I have a further thought along those lines, which is that as a society, we may want to allow more space for these start-up ventures, even if they are big, by comparison to the greater constraints we impose on public companies. Investors know, or ought to know, that they are investing in highly speculative, unproven ventures. There is a level of risk investors necessarily accept in investing of these kinds of ventures that differentiates their investment categorically from the kind of investment an investor makes in a publicly traded company.

All of that said, I do recognize that investors do not, and should not be expected to, surrender all rights. Everyone has a right to expect not to be defrauded. A look at what happened at Theranos is both sobering and a reminder of how badly things can go wrong. When considering these kinds of situations, it is easier to take Professor Winship’s point that it may be that the capital markets may have moved faster than the legal mechanisms that are available to ensure the integrity of the markets. It may well be that, as she suggests, that further work needs to be done to consider the procedural mechanisms that are available to aggrieved investors. This is particularly true once the interests of retail investors are considered.

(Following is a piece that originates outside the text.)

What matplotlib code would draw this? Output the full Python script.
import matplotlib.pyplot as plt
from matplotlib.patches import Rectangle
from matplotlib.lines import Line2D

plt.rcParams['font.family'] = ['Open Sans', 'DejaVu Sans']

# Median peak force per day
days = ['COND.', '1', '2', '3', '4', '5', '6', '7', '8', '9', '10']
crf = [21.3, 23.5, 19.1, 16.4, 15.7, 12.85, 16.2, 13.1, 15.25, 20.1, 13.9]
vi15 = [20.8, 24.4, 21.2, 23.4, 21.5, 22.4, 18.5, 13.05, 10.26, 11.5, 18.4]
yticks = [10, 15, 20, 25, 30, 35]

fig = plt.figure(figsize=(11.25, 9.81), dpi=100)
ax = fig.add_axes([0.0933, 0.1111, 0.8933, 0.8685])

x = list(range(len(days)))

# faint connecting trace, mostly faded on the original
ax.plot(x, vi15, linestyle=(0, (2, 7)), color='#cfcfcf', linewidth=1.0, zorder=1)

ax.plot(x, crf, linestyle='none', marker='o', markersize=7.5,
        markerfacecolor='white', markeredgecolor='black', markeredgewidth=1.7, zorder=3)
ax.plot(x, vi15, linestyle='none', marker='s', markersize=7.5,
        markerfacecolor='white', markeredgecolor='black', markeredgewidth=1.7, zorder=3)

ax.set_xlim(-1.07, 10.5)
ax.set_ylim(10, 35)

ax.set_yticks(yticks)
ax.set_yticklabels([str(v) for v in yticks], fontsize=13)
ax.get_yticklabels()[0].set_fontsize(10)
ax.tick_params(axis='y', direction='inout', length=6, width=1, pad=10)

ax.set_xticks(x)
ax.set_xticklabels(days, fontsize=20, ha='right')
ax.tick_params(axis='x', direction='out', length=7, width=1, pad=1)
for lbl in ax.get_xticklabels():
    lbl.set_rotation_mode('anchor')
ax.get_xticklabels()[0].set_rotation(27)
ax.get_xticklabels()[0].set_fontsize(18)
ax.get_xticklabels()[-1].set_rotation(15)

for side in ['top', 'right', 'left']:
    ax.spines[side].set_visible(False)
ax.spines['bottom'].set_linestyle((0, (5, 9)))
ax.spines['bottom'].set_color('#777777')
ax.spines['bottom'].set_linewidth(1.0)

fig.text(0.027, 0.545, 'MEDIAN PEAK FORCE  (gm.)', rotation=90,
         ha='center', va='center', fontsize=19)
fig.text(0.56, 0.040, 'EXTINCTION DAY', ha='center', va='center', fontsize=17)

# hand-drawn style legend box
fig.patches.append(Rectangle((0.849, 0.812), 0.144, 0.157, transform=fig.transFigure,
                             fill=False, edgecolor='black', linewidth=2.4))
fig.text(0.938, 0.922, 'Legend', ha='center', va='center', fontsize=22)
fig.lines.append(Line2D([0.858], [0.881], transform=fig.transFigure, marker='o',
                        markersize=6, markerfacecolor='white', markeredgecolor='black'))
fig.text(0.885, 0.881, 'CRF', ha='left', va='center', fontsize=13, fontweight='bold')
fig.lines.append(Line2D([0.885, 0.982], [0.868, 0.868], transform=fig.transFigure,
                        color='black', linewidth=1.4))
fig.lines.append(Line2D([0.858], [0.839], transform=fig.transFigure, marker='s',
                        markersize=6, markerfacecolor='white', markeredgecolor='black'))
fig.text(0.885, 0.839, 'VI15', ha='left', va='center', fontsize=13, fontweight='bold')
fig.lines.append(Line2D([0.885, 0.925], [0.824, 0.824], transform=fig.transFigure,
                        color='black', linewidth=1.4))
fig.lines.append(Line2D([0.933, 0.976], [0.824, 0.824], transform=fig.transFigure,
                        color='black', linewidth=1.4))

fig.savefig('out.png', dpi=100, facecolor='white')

I suspect that in the short run, efforts to address these concerns will need to be taken at the state level. (I don’t see the current Congress, or the one likely to be elected in November, getting its act together to address these kinds of issues.) There is a potentially productive and probably interesting conversation that could be had about what kinds of procedures and mechanisms might be need to ensure that large private company investors are protected. To that extent, I salute Professor Winship for trying to get this conversation started.